Which lines hold the word "this"? Show each of them.
### The data
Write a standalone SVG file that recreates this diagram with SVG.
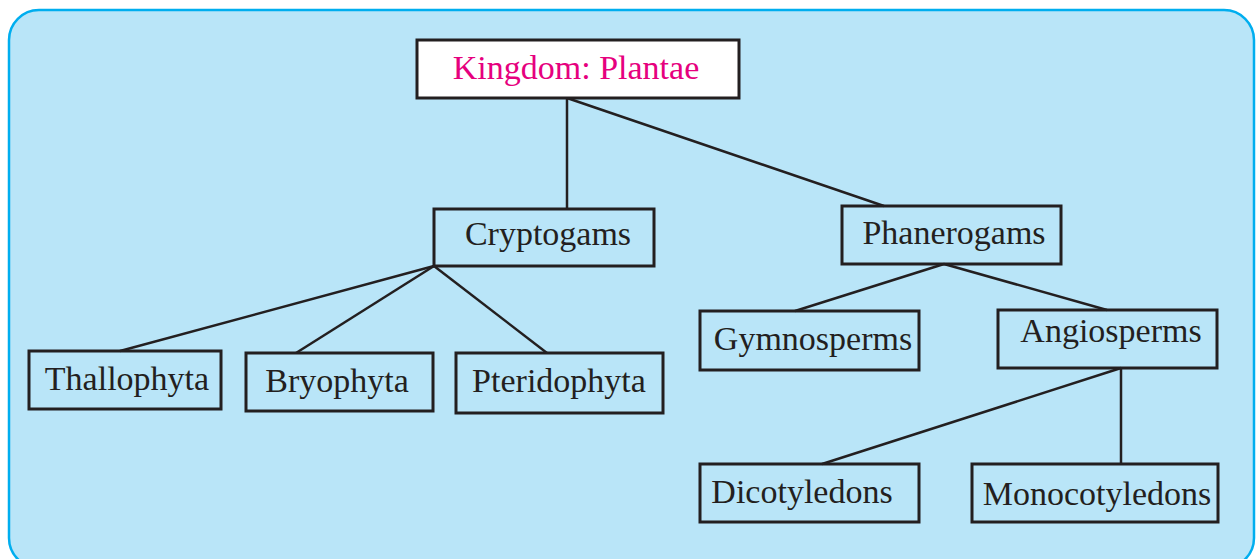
<svg xmlns="http://www.w3.org/2000/svg" width="1257" height="559" viewBox="0 0 1257 559">
<style>
.bx{fill:none;stroke:#231F20;stroke-width:3}
.t{font-family:"Liberation Serif","Times New Roman",serif;font-size:34px;fill:#231F20;text-anchor:middle}
.ln{stroke:#231F20;stroke-width:2.5;fill:none}
</style>
<rect x="9" y="10" width="1245" height="558" rx="30" ry="30" fill="#B9E5F8" stroke="#00AEEF" stroke-width="2.5"/>
<g id="connectors">
<line class="ln" x1="567" y1="98" x2="567" y2="209"/>
<line class="ln" x1="567" y1="98" x2="884" y2="206"/>
<line class="ln" x1="434" y1="266" x2="120" y2="351"/>
<line class="ln" x1="434" y1="266" x2="296" y2="353"/>
<line class="ln" x1="434" y1="266" x2="547" y2="353"/>
<line class="ln" x1="944" y1="264" x2="795" y2="311"/>
<line class="ln" x1="944" y1="264" x2="1107" y2="310"/>
<line class="ln" x1="1121" y1="368" x2="822" y2="464"/>
<line class="ln" x1="1121" y1="368" x2="1121" y2="464"/>
</g>
<g id="kingdom">
<rect x="417" y="40" width="322" height="58" fill="#FFFFFF" stroke="#231F20" stroke-width="3"/>
<text class="t" x="576" y="79" style="fill:#E6007E">Kingdom: Plantae</text>
</g>
<g id="cryptogams">
<rect class="bx" x="434" y="209" width="220" height="57"/>
<text class="t" x="548" y="245">Cryptogams</text>
</g>
<g id="phanerogams">
<rect class="bx" x="842" y="206" width="219" height="58"/>
<text class="t" x="954" y="244">Phanerogams</text>
</g>
<g id="thallophyta">
<rect class="bx" x="29" y="351" width="192" height="58"/>
<text class="t" x="127" y="390">Thallophyta</text>
</g>
<g id="bryophyta">
<rect class="bx" x="246" y="353" width="187" height="58"/>
<text class="t" x="337" y="392">Bryophyta</text>
</g>
<g id="pteridophyta">
<rect class="bx" x="456" y="353" width="207" height="60"/>
<text class="t" x="559" y="392">Pteridophyta</text>
</g>
<g id="gymnosperms">
<rect class="bx" x="700" y="311" width="219" height="59"/>
<text class="t" x="813" y="350">Gymnosperms</text>
</g>
<g id="angiosperms">
<rect class="bx" x="998" y="310" width="219" height="58"/>
<text class="t" x="1111" y="342">Angiosperms</text>
</g>
<g id="dicotyledons">
<rect class="bx" x="700" y="464" width="219" height="58"/>
<text class="t" x="802" y="503">Dicotyledons</text>
</g>
<g id="monocotyledons">
<rect class="bx" x="972" y="464" width="246" height="58"/>
<text class="t" x="1097" y="505">Monocotyledons</text>
</g>
</svg>
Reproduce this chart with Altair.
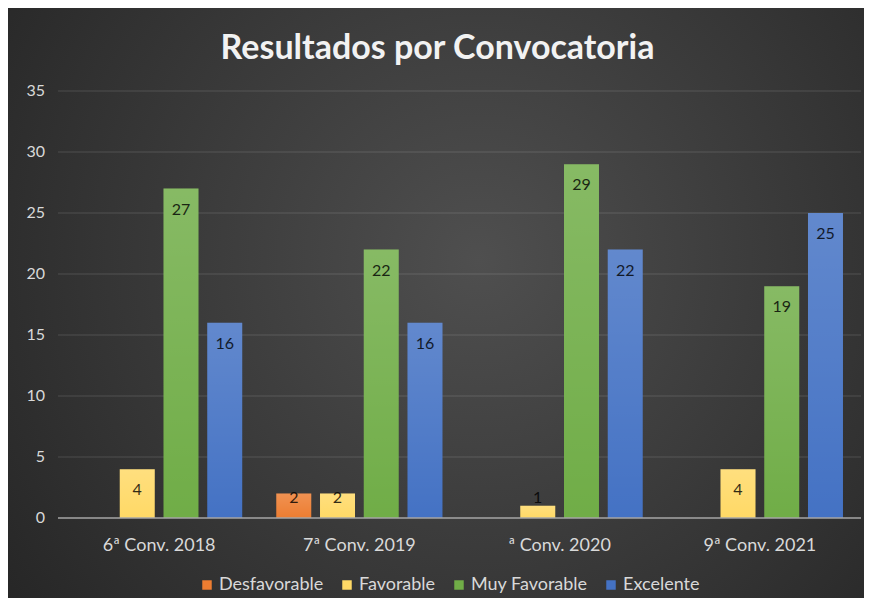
import altair as alt
import pandas as pd

categories = ["6ª Conv. 2018", "7ª Conv. 2019", "ª Conv. 2020", "9ª Conv. 2021"]
series = ["Desfavorable", "Favorable", "Muy Favorable", "Excelente"]
desfavorable = [0, 2, 0, 0]
favorable = [4, 2, 1, 4]
muy_favorable = [27, 22, 29, 19]
excelente = [16, 16, 22, 25]
y_ticks = [0, 5, 10, 15, 20, 25, 30, 35]
colors = ["#ED7D31", "#FFD966", "#70AD47", "#4472C4"]

rows = []
for s, vals in zip(series, [desfavorable, favorable, muy_favorable, excelente]):
    for c, v in zip(categories, vals):
        rows.append({"cat": c, "serie": s, "v": v})
df = pd.DataFrame(rows)
ticks_df = pd.DataFrame({"t": y_ticks})
cats_df = pd.DataFrame({"cat": categories})

W, H = 803, 427
PL, PT, PR, PB = 50, 83, 3, 80
FONT = "Lato"
LABEL_COLOR = "#D9D9D9"

xscale = alt.Scale(domain=categories, paddingInner=0.17, paddingOuter=0.09)
xoff = alt.Scale(domain=series, paddingInner=0.2, paddingOuter=0)
yscale = alt.Scale(domain=[0, 35], nice=False)

bg = alt.Chart(alt.Data(values=[{"a": 1}])).mark_rect(
    fill={
        "gradient": "radial",
        "x1": 0.55, "y1": 0.45, "r1": 0,
        "x2": 0.55, "y2": 0.45, "r2": 0.75,
        "stops": [
            {"offset": 0, "color": "#4f4f4f"},
            {"offset": 1, "color": "#222222"},
        ],
    }
).encode(
    x=alt.value(-PL), x2=alt.value(W + PR), y=alt.value(-PT), y2=alt.value(H + PB)
)

grid = alt.Chart(ticks_df).transform_filter("datum.t > 0").mark_rule(
    color="#ffffff", opacity=0.14, strokeWidth=1
).encode(
    y=alt.Y("t:Q", scale=yscale, axis=None),
    x=alt.value(0),
    x2=alt.value(W),
)

ylabels = alt.Chart(ticks_df).mark_text(
    align="right", baseline="middle", fontSize=16, font=FONT, color=LABEL_COLOR
).encode(
    y=alt.Y("t:Q", scale=yscale, axis=None),
    x=alt.value(-13),
    text=alt.Text("t:Q"),
)

base = alt.Chart(df).transform_filter("datum.v > 0")

X = alt.X("cat:N", scale=xscale, sort=categories, axis=None)
XO = alt.XOffset("serie:N", scale=xoff, sort=series)

bars = base.mark_bar().encode(
    x=X,
    xOffset=XO,
    y=alt.Y("v:Q", scale=yscale, axis=None),
    color=alt.Color("serie:N", scale=alt.Scale(domain=series, range=colors),
                    sort=series,
                    legend=alt.Legend(title=None, orient="none", direction="horizontal",
                                      legendX=140, legendY=485, symbolType="square",
                                      symbolSize=90, symbolStrokeWidth=0,
                                      labelFontSize=18, labelColor=LABEL_COLOR,
                                      labelFont=FONT, columnPadding=14, labelOffset=3)),
)

gloss = base.mark_bar(
    fill={
        "gradient": "linear", "x1": 0, "y1": 0, "x2": 0, "y2": 1,
        "stops": [
            {"offset": 0, "color": "rgba(255,255,255,0.16)"},
            {"offset": 1, "color": "rgba(255,255,255,0)"},
        ],
    }
).encode(
    x=X,
    xOffset=XO,
    y=alt.Y("v:Q", scale=yscale, axis=None),
)

baseline_rule = alt.Chart(alt.Data(values=[{"z": 0}])).mark_rule(
    color="#A6A6A6", strokeWidth=1.5
).encode(
    y=alt.Y("z:Q", scale=yscale, axis=None),
    x=alt.value(0),
    x2=alt.value(W),
)

xlabels = alt.Chart(cats_df).mark_text(
    align="center", baseline="middle", fontSize=18, font=FONT, color=LABEL_COLOR
).encode(
    x=alt.X("cat:N", scale=xscale, sort=categories, axis=None),
    y=alt.value(H + 28),
    text=alt.Text("cat:N"),
)

labels = base.transform_calculate(
    ly="max(datum.v - 1.72, 1.64)"
).mark_text(
    baseline="middle", align="center", fontSize=16, font=FONT,
    color="#000000", opacity=0.8
).encode(
    x=X,
    xOffset=XO,
    y=alt.Y("ly:Q", scale=yscale, axis=None),
    text=alt.Text("v:Q"),
)

chart = alt.layer(bg, grid, ylabels, bars, gloss, baseline_rule, xlabels, labels).properties(
    width=W, height=H,
    padding={"left": PL, "top": PT, "right": PR, "bottom": PB},
    autosize=alt.AutoSizeParams(type="none"),
    background="#262626",
    title=alt.TitleParams("Resultados por Convocatoria", fontSize=34, font=FONT,
                          fontWeight="bold", color="#F2F2F2", anchor="middle",
                          baseline="middle", dx=-22, dy=75, offset=0),
).configure_view(stroke=None)

chart.save("out.html", embed_options={"renderer": "svg", "actions": False})
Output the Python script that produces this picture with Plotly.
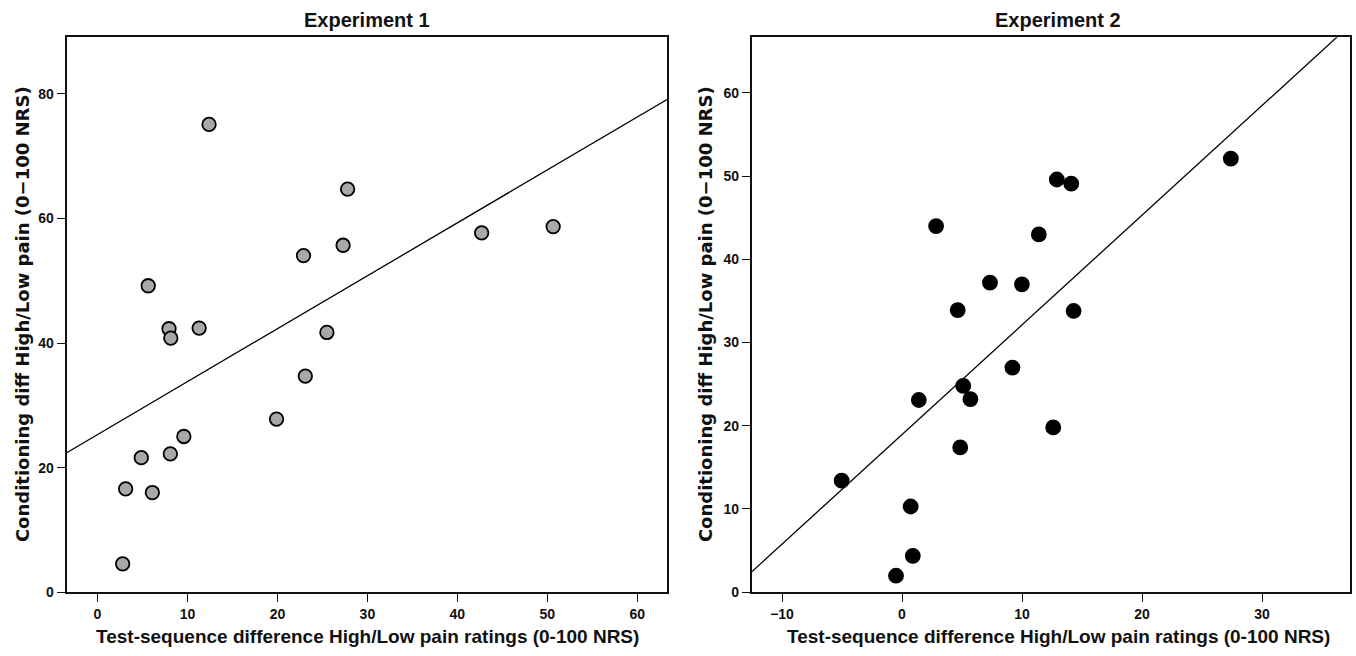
import plotly.graph_objects as go

# Experiment 1 data
exp1_x = [12.4, 27.8, 22.9, 27.3, 42.7, 50.65, 5.64, 7.95, 11.3, 8.15, 25.5,
          23.1, 19.9, 9.6, 4.87, 8.1, 3.13, 6.1, 2.8]
exp1_y = [75.1, 64.7, 54.05, 55.7, 57.7, 58.7, 49.2, 42.3, 42.4, 40.8, 41.7,
          34.7, 27.8, 25.0, 21.6, 22.2, 16.6, 16.0, 4.55]
exp1_fit = [25.3, 0.85]   # intercept, slope of drawn fit line

# Experiment 2 data
exp2_x = [27.4, 12.9, 14.1, 2.84, 11.4, 7.33, 9.99, 4.64, 14.3, 9.2, 5.1,
          1.4, 5.7, 12.6, 4.85, -5.03, 0.72, 0.9, -0.5]
exp2_y = [52.1, 49.6, 49.1, 44.0, 43.0, 37.2, 37.0, 33.9, 33.8, 27.0, 24.8,
          23.1, 23.2, 19.8, 17.4, 13.4, 10.3, 4.37, 1.98]
exp2_fit = [18.95, 1.318]

titles = ["Experiment 1", "Experiment 2"]
x_title = "Test-sequence difference High/Low pain ratings (0-100 NRS)"
y_title = "Conditioning diff High/Low pain (0\u2212100 NRS)"

x1_range = [-3.42, 63.3]
y1_range = [0, 89.1]
x2_range = [-12.5, 37.33]
y2_range = [0, 66.7]

narrow = "Liberation Sans Narrow, Arial Narrow, sans-serif"
wide = "DejaVu Sans, Verdana, sans-serif"

fig = go.Figure()

def add_panel(xs, ys, fit, xr, fill, size, xa, ya):
    lx = list(xr)
    ly = [fit[0] + fit[1] * v for v in lx]
    fig.add_trace(go.Scatter(x=lx, y=ly, mode="lines",
                             line=dict(color="black", width=1.3),
                             xaxis=xa, yaxis=ya, showlegend=False, hoverinfo="skip"))
    fig.add_trace(go.Scatter(x=xs, y=ys, mode="markers",
                             marker=dict(size=size, color=fill,
                                         line=dict(color="black", width=1.8)),
                             xaxis=xa, yaxis=ya, showlegend=False, cliponaxis=False))

add_panel(exp1_x, exp1_y, exp1_fit, x1_range, "#a8a8a8", 13.5, "x", "y")
add_panel(exp2_x, exp2_y, exp2_fit, x2_range, "black", 14, "x2", "y2")

W, H = 1356, 656
d1 = [66.7 / W, 667 / W]
d2 = [752 / W, 1350 / W]
yd = [1 - 599.5 / H, 1 - 37.7 / H]

axis_common = dict(showline=True, linecolor="#111111", linewidth=2.2, mirror=True,
                   ticks="outside", ticklen=8, tickwidth=1.3, tickcolor="#111111",
                   showgrid=False, zeroline=False,
                   tickfont=dict(family="Liberation Sans, Arial, sans-serif", size=14,
                                 color="#111111", weight="bold"))

fig.update_layout(
    width=W, height=H,
    margin=dict(l=0, r=0, t=0, b=0),
    paper_bgcolor="white", plot_bgcolor="white",
    xaxis=dict(domain=d1, range=x1_range, tick0=0, dtick=10, anchor="y", **axis_common),
    yaxis=dict(domain=yd, range=y1_range, tick0=0, dtick=20, anchor="x", **axis_common),
    xaxis2=dict(domain=d2, range=x2_range, tick0=0, dtick=10, anchor="y2", **axis_common),
    yaxis2=dict(domain=yd, range=y2_range, tick0=0, dtick=10, anchor="x2", **axis_common),
)

annotations = []
for cx_pix, t in zip([367, 1058], titles):
    cx = cx_pix / W
    annotations.append(dict(text="<b>" + t + "</b>", x=cx, y=1 - 20 / H, xref="paper", yref="paper",
                            showarrow=False, font=dict(family=narrow, size=20, color="#111111"),
                            xanchor="center", yanchor="middle"))
    annotations.append(dict(text="<b>" + x_title + "</b>", x=cx, y=1 - 644 / H, xref="paper", yref="paper",
                            showarrow=False, font=dict(family=narrow, size=19, color="#111111"),
                            xanchor="center", yanchor="middle"))
for xpix in [22, 705]:
    annotations.append(dict(text="<b>" + y_title + "</b>", x=xpix / W, y=1 - 318 / H,
                            xref="paper", yref="paper", textangle=-90,
                            showarrow=False, font=dict(family=wide, size=18, color="#111111"),
                            xanchor="center", yanchor="middle"))
fig.update_layout(annotations=annotations)

fig.write_html("out.html", config={"displayModeBar": False},
               post_script="document.body.style.margin='0';document.body.style.overflow='hidden';")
######
• [Response to the exercise]
Write a standalone SVG file that recreates this diagram with SVG.
Reproduce this chart with Altair.
Output the Python script that produces this picture with Plotly.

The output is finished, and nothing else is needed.